Speaker Baleka Mbete agreed, insisting Maimane withdraw the statement.

“Honourable member, you know that it is unparliamentary to call a member who is not even in this House a thief. Please withdraw it,” Mbete said.

DA chief whip John Steenhuisen countered, insisting: “The Constitutional Court of this country has ruled it’s correct that the president can be called a thief.”

Mbete disagreed, saying such an opinion had not been conveyed to Parliament.

“We are not run by any court.
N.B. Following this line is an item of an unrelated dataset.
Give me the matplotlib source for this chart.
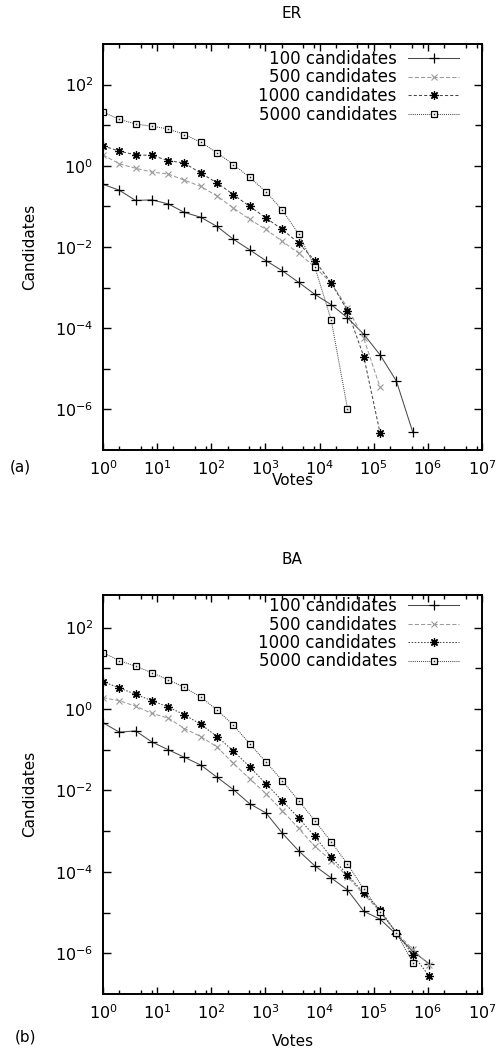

This House is run by its own rules and internal arrangements.”

Maimane eventually withdrew the remark, albeit reluctantly.

The fiery DA parliamentary leader then went on to blame Zuma for South Africa’s slow economic growth.

“Since President Jacob Zuma assumed office in 2009, the number of unemployed South Africans have grown by 1.4 million,” Maimane said.

Speaking directly to ANC MPs, Maimane said they would be judged harshly in the future for keeping Zuma in office.

“You can choose to keep a man in office that steals from the poor... who breaks the Constitution to protect himself... or you can choose to vote with your conscience,” Maimane said.

“The longer you keep this man in office the more you show South Africans how the ANC has lost its way.”

ANC MPs, including Minister in the Presidency Jeff Radebe, rejected Maimane’s sentiments.

“Let us recognise this motion for what it is – a desperate attempt by a party that has nothing to offer the country or the few areas it governs,” Radebe said.

Radebe said it was ridiculous to blame Zuma for the country’s sluggish economic growth, as the global slowdown which impacted South Africa had nothing to do with the president.

In 2008, the DA-led City of Cape Town had an unemployment rate of 19.2 percent, rising to 25 percent in 2013, Radebe said.

Most opposition parties, barring the Inkatha Freedom Party and the African People’s Convention, supported the motion, insisting the president had failed the country.

UDM leader Bantu Holomisa said it was time the ANC devised an “amicable exit strategy” for Zuma.

During the same debate, Human Settlements Minister Lindiwe Sisulu introduced some cartoon characters into her speech when she responded to Maimane’s claims that Zuma’s presidency paled in comparison with that of former president Nelson Mandela.

“It was the same kind of treatment he (Mandela) got you are giving now to President Zuma which is why he called you a ‘Mickey Mouse party,” Sisulu said.

A DA MP could be heard shouting: “He was just being goofy.”